_Goal_
Narrow the data below down to the lines containing "image".

###

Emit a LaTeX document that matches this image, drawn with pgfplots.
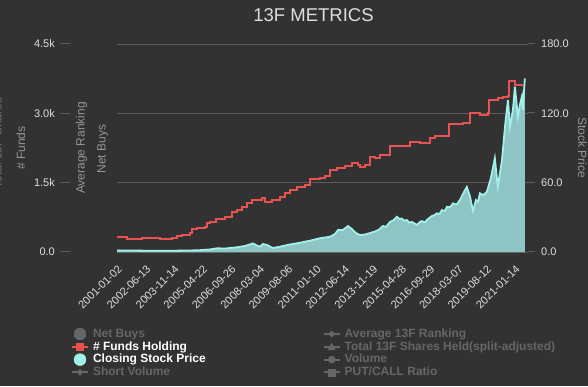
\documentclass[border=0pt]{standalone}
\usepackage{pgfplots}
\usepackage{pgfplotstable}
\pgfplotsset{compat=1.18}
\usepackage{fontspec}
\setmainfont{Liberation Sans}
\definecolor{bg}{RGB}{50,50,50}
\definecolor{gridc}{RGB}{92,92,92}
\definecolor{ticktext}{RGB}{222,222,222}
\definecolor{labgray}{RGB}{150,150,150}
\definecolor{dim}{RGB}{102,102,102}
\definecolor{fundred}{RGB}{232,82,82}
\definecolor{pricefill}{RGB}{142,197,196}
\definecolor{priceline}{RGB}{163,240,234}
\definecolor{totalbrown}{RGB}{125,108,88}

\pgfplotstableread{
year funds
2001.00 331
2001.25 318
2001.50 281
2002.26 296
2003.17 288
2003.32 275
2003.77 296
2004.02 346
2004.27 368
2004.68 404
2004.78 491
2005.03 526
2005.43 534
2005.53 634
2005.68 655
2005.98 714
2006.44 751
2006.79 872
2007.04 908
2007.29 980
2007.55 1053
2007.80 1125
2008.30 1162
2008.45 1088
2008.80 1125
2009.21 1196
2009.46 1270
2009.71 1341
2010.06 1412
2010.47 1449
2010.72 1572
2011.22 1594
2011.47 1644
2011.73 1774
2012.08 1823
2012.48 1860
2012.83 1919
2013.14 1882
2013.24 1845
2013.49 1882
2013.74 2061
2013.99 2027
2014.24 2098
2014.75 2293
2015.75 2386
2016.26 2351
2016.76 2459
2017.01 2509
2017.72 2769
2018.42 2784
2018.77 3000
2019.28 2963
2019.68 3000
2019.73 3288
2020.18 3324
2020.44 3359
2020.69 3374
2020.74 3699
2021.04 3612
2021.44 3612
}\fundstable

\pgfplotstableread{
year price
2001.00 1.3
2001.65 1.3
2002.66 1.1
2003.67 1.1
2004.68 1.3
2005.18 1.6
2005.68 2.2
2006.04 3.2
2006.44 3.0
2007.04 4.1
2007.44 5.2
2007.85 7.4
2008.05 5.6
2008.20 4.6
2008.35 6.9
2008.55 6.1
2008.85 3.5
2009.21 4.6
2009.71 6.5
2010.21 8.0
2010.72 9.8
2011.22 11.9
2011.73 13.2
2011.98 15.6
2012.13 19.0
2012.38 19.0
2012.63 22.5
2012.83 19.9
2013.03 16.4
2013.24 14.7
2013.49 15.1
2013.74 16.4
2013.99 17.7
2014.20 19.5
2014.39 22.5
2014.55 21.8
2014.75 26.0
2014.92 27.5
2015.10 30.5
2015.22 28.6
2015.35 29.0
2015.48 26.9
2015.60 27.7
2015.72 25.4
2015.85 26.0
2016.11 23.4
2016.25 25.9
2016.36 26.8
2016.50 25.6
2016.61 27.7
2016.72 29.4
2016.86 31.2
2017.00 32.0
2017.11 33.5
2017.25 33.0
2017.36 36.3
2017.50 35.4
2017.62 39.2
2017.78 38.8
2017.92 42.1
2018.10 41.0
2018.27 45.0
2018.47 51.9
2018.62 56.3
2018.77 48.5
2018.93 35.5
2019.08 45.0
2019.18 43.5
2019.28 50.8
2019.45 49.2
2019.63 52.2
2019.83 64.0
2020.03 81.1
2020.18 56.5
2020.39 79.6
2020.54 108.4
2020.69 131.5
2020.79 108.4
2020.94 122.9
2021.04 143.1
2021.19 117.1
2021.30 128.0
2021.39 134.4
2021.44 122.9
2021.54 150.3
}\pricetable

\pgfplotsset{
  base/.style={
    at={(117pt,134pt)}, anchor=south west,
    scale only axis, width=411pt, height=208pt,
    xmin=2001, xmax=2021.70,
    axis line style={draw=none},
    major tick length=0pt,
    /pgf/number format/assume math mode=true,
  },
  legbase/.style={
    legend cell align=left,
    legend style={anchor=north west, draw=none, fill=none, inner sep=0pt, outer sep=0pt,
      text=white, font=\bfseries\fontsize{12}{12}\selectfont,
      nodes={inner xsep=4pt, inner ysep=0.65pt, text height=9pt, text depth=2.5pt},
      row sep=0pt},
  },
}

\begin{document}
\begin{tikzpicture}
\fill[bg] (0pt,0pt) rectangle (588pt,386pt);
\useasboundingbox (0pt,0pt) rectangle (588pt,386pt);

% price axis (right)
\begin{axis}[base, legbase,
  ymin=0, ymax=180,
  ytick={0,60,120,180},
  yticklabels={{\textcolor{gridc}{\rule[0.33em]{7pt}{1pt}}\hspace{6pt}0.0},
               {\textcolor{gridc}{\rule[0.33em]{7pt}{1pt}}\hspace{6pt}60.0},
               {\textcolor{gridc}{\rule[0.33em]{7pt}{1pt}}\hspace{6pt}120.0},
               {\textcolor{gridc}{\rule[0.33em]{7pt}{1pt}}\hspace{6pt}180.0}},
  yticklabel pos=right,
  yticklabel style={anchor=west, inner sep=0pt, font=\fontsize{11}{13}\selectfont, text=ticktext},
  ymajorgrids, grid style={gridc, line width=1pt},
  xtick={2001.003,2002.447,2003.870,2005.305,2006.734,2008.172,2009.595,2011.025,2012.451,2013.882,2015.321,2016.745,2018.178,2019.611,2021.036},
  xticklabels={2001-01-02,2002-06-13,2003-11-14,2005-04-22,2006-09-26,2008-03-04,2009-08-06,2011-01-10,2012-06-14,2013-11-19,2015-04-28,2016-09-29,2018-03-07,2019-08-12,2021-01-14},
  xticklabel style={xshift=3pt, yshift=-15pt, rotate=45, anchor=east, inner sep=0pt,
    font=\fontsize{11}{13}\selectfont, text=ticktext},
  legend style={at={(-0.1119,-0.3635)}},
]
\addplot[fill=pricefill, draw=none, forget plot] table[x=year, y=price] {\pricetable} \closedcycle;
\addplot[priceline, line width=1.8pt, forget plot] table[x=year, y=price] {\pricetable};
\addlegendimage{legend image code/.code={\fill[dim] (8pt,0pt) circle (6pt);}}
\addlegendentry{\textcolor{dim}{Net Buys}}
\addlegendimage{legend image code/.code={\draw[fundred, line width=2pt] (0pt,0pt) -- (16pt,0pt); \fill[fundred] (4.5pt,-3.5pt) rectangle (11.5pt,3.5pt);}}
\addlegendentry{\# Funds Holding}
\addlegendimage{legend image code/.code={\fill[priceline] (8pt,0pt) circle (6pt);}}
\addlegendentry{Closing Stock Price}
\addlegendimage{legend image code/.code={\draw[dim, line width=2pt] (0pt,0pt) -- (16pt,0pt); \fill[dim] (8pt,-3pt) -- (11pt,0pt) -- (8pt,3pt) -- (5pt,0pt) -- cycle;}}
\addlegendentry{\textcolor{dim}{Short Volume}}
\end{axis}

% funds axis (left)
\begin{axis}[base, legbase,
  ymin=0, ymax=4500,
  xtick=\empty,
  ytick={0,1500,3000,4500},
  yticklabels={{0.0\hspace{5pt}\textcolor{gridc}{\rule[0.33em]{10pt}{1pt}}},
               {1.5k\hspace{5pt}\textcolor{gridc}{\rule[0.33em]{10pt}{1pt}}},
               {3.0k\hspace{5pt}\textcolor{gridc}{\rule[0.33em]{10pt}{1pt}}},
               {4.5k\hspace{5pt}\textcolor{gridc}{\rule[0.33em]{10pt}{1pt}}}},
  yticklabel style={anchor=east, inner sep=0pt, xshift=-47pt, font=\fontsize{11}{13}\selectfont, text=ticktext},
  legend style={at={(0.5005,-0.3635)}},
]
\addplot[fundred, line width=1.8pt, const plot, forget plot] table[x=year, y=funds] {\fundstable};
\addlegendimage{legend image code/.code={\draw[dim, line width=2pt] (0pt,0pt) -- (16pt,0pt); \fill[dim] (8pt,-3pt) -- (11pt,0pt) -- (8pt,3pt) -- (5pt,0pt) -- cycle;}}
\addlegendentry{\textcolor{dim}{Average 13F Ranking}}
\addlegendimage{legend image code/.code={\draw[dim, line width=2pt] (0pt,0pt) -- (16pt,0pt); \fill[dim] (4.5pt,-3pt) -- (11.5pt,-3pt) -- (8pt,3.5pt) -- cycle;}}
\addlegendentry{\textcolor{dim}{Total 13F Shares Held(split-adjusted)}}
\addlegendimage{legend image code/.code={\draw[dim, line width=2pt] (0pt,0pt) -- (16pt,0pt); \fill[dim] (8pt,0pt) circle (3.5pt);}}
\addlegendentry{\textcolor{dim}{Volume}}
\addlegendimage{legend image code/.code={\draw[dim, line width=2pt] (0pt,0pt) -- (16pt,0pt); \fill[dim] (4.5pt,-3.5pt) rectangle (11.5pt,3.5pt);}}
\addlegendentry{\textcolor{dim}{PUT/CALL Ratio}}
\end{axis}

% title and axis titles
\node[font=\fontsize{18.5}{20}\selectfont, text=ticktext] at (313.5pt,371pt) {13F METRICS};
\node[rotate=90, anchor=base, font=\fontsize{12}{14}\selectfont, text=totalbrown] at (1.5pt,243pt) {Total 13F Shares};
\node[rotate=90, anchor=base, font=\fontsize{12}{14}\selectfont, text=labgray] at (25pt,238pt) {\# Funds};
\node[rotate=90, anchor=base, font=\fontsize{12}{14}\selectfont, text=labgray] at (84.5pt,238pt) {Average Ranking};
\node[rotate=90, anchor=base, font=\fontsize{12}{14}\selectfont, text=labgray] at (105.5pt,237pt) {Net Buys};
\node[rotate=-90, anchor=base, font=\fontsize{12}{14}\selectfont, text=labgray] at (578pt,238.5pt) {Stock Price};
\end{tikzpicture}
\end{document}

###

_Response below_
Emit a LaTeX document that matches this image, drawn with pgfplots.
\addlegendimage{legend image code/.code={\fill[dim] (8pt,0pt) circle (6pt);}}
\addlegendimage{legend image code/.code={\draw[fundred, line width=2pt] (0pt,0pt) -- (16pt,0pt); \fill[fundred] (4.5pt,-3.5pt) rectangle (11.5pt,3.5pt);}}
\addlegendimage{legend image code/.code={\fill[priceline] (8pt,0pt) circle (6pt);}}
\addlegendimage{legend image code/.code={\draw[dim, line width=2pt] (0pt,0pt) -- (16pt,0pt); \fill[dim] (8pt,-3pt) -- (11pt,0pt) -- (8pt,3pt) -- (5pt,0pt) -- cycle;}}
\addlegendimage{legend image code/.code={\draw[dim, line width=2pt] (0pt,0pt) -- (16pt,0pt); \fill[dim] (8pt,-3pt) -- (11pt,0pt) -- (8pt,3pt) -- (5pt,0pt) -- cycle;}}
\addlegendimage{legend image code/.code={\draw[dim, line width=2pt] (0pt,0pt) -- (16pt,0pt); \fill[dim] (4.5pt,-3pt) -- (11.5pt,-3pt) -- (8pt,3.5pt) -- cycle;}}
\addlegendimage{legend image code/.code={\draw[dim, line width=2pt] (0pt,0pt) -- (16pt,0pt); \fill[dim] (8pt,0pt) circle (3.5pt);}}
\addlegendimage{legend image code/.code={\draw[dim, line width=2pt] (0pt,0pt) -- (16pt,0pt); \fill[dim] (4.5pt,-3.5pt) rectangle (11.5pt,3.5pt);}}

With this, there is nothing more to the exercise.